In a scenario where an input entered the system without any context, current implementation will bias all possible next inputs (which are connected above some threshold). To me, this makes sense, because you really don’t know what input will come next since there is no context. When you add a hierarchy into the picture (or a layer with long-distance distal connections) and it is able to provide feedback from other points of input, the context can be established much more quickly (and the scenario of “an input without any context” becomes less frequent).
I think the important point here is that we are describing an input without any context (or one that was completely unexpected). In the example of a sentence like “I walked to the store”, it is unlikely that the sentence itself will occur without any surrounding context.
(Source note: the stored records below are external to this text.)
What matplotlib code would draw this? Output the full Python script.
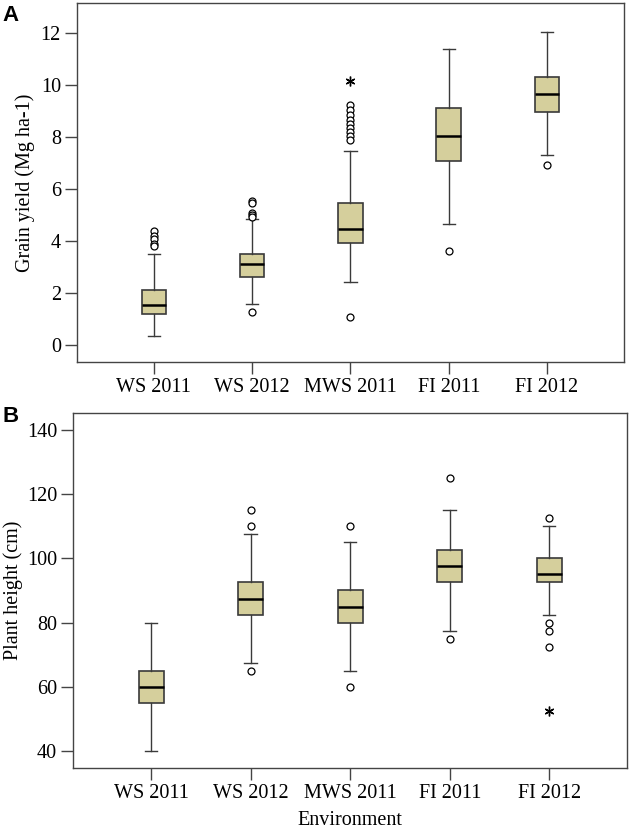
import matplotlib
matplotlib.use("Agg")
import matplotlib.pyplot as plt

# Environments on the x axis
envs = ["WS 2011", "WS 2012", "MWS 2011", "FI 2011", "FI 2012"]

# Panel A - grain yield (Mg ha-1)
gy_low = [0.36, 1.57, 2.41, 4.67, 7.33]
gy_q1 = [1.19, 2.63, 3.92, 7.07, 8.98]
gy_med = [1.54, 3.12, 4.48, 8.05, 9.65]
gy_q3 = [2.12, 3.51, 5.45, 9.12, 10.32]
gy_high = [3.51, 4.85, 7.47, 11.38, 12.03]
gy_out = [
    [4.4, 4.2, 4.1, 3.9, 3.8],
    [5.55, 5.45, 5.1, 5.0, 4.92, 1.29],
    [9.23, 9.05, 8.85, 8.65, 8.5, 8.35, 8.2, 8.05, 7.9, 1.08],
    [3.61],
    [6.93],
]
gy_extreme = [[], [], [10.15], [], []]

# Panel B - plant height (cm)
ph_low = [40, 67.5, 65, 77.5, 82.5]
ph_q1 = [55, 82.5, 80, 92.5, 92.5]
ph_med = [60, 87.5, 85, 97.5, 95]
ph_q3 = [65, 92.5, 90, 102.5, 100]
ph_high = [80, 107.5, 105, 115, 110]
ph_out = [
    [],
    [115, 110, 65],
    [110, 60],
    [125, 75],
    [112.5, 80, 77.5, 72.5],
]
ph_extreme = [[], [], [], [], [52.5]]

box_color = "#d5cf9c"
edge_color = "#3a3a3a"
fs = 14.5

plt.rcParams["font.family"] = "Liberation Serif"
plt.rcParams["font.size"] = fs


def draw_panel(ax, low, q1, med, q3, high, out, extreme):
    stats = []
    for i in range(len(envs)):
        stats.append({
            "whislo": low[i], "q1": q1[i], "med": med[i], "q3": q3[i],
            "whishi": high[i], "fliers": out[i], "label": envs[i],
        })
    ax.bxp(stats, positions=range(1, len(envs) + 1), widths=0.25,
           patch_artist=True,
           boxprops=dict(facecolor=box_color, edgecolor=edge_color, linewidth=1.2),
           medianprops=dict(color="black", linewidth=1.8),
           whiskerprops=dict(color=edge_color, linewidth=1),
           capprops=dict(color=edge_color, linewidth=1),
           flierprops=dict(marker="o", markersize=5, markerfacecolor="white",
                           markeredgecolor="black", markeredgewidth=0.9,
                           linestyle="none"))
    # extreme values drawn as asterisks
    for i, vals in enumerate(extreme):
        if vals:
            ax.plot([i + 1] * len(vals), vals, linestyle="none",
                    marker=(6, 2, 0), markersize=7, markeredgewidth=1,
                    color="black")
    ax.set_xlim(0.216, 5.78)
    for s in ax.spines.values():
        s.set_color("#444444")
        s.set_linewidth(1)
    ax.tick_params(axis="both", direction="out", length=8.5, width=1,
                   color="#444444", pad=3, labelsize=fs)


fig = plt.figure(figsize=(6.3, 8.34), dpi=100)

axA = fig.add_axes([0.122, 0.566, 0.868, 0.430])
draw_panel(axA, gy_low, gy_q1, gy_med, gy_q3, gy_high, gy_out, gy_extreme)
axA.set_ylim(-0.65, 13.15)
axA.set_yticks([0, 2, 4, 6, 8, 10, 12])
axA.set_ylabel("Grain yield (Mg ha-1)", fontsize=fs, labelpad=4)

axB = fig.add_axes([0.116, 0.079, 0.879, 0.426])
draw_panel(axB, ph_low, ph_q1, ph_med, ph_q3, ph_high, ph_out, ph_extreme)
axB.set_ylim(34.7, 145.3)
axB.set_yticks([40, 60, 80, 100, 120, 140])
axB.set_ylabel("Plant height (cm)", fontsize=fs, labelpad=3)
axB.set_xlabel("Environment", fontsize=fs, labelpad=6)

fig.text(0.004, 0.982, "A", family="Liberation Sans", fontweight="bold",
         fontsize=16, va="center", ha="left")
fig.text(0.004, 0.500, "B", family="Liberation Sans", fontweight="bold",
         fontsize=16, va="center", ha="left")

fig.savefig("out.png", dpi=100)
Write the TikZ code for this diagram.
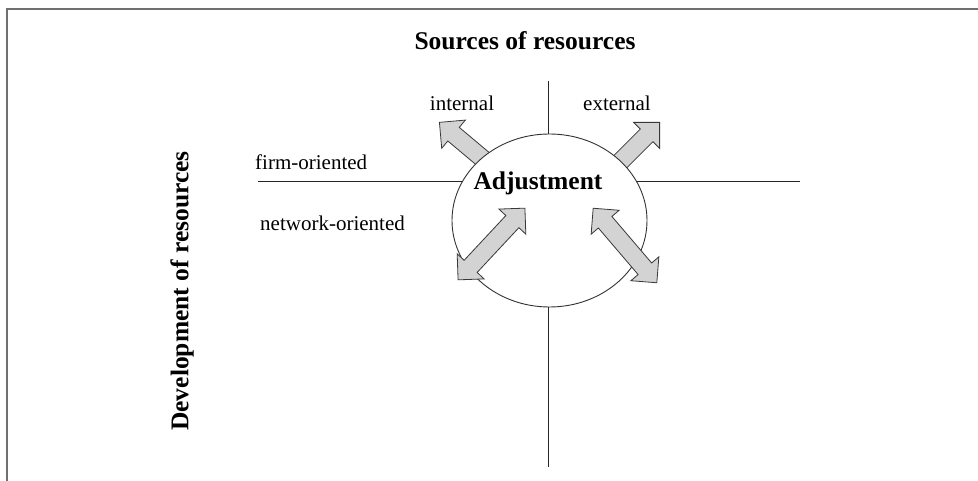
\documentclass[tikz,border=0pt]{standalone}
\usepackage{fontspec}
\setmainfont{Liberation Serif}
\usetikzlibrary{shapes.geometric, shapes.arrows, positioning}
\definecolor{FrameGray}{HTML}{707070}
\definecolor{ArrFill}{HTML}{D3D3D3}
\definecolor{ArrLine}{HTML}{383838}

\begin{document}
\begin{tikzpicture}[
    % 以像素为单位的坐标 (y 向下)
    x=1pt, y=-1pt,
    % 样式定义
    frameline/.style={line width=1.3pt, FrameGray},
    axis/.style={line width=1pt, black!85},
    boldtext/.style={font=\fontsize{25.5}{30}\selectfont\bfseries, inner sep=0pt},
    labeltext/.style={font=\fontsize{21}{25}\selectfont, inner sep=0pt},
    outarrow/.style={
        single arrow,
        single arrow head extend=9.5pt,
        single arrow tip angle=90,
        minimum width=36pt,
        minimum height=75pt,
        inner xsep=0pt, inner ysep=8.5pt,
        fill=ArrFill, draw=ArrLine, line width=0.8pt,
        anchor=tip
    },
    twoarrow/.style={
        double arrow,
        double arrow head extend=9.5pt,
        double arrow tip angle=90,
        minimum width=36pt,
        minimum height=98pt,
        inner xsep=0pt, inner ysep=8.5pt,
        fill=ArrFill, draw=ArrLine, line width=0.8pt
    }
]
    \useasboundingbox (0,0) rectangle (978,481);

    % ====== 1. 外框 ======
    \draw[frameline] (978,9) -- (7,9) -- (7,481);

    % ====== 2. 标题 ======
    \node[boldtext] (srcTitle) at (525,41) {Sources of resources};
    \node[boldtext, rotate=90] (devTitle) at (182,291) {Development of resources};

    % ====== 3. 坐标轴 ======
    \coordinate (vTop) at (548,81);
    \coordinate (vBot) at (548,467);
    \coordinate (hLeft) at (258,182);
    \coordinate (hRight) at (800,182);
    \draw[axis] (vTop) -- (vBot);
    \draw[axis] (hLeft) -- (hRight);

    % 象限标签
    \node[labeltext] (lInt) at (462,103) {internal};
    \node[labeltext] (lExt) at (617,103) {external};
    \node[labeltext, anchor=west] (lFirm) at (255,162) {firm-oriented};
    \node[labeltext, anchor=west] (lNet) at (260,223) {network-oriented};

    % ====== 4. 向外的箭头 (被圆遮住尾部) ======
    \node[outarrow, rotate=140] (aInt) at (439,122) {};
    \node[outarrow, rotate=45] (aExt) at (660,122) {};

    % ====== 5. 中心圆 ======
    \node[ellipse, draw=black!80, fill=white, line width=0.9pt,
          minimum width=195pt, minimum height=173pt, inner sep=0pt] (adj) at (549.5,220.5) {};

    % 双向箭头
    \node[twoarrow, rotate=47] (aNetL) at (491.5,244) {};
    \node[twoarrow, rotate=-49.5] (aNetR) at (625,245.5) {};

    \node[boldtext] (adjText) at (538,183) {Adjustment};

\end{tikzpicture}
\end{document}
So when the word “store” enters the system, not only has the context been narrowed down by the words “I walked to the…” but also by other inputs that happened prior to the sentence as well as from other parallel regions via a hierarchy. For example, presumably you actually walked to the deli before you returned and someone asked you where you went. That context is also providing some biasing toward what representation of “store” is getting activated.
This is of course a rather more sophisticated application than you would be able to do with current implementations, but hopefully you get the basic idea. Higher-order contexts bias which representations are activated as inputs come in (i.e. it isn’t just the inputs immediately before a particular input that define its context).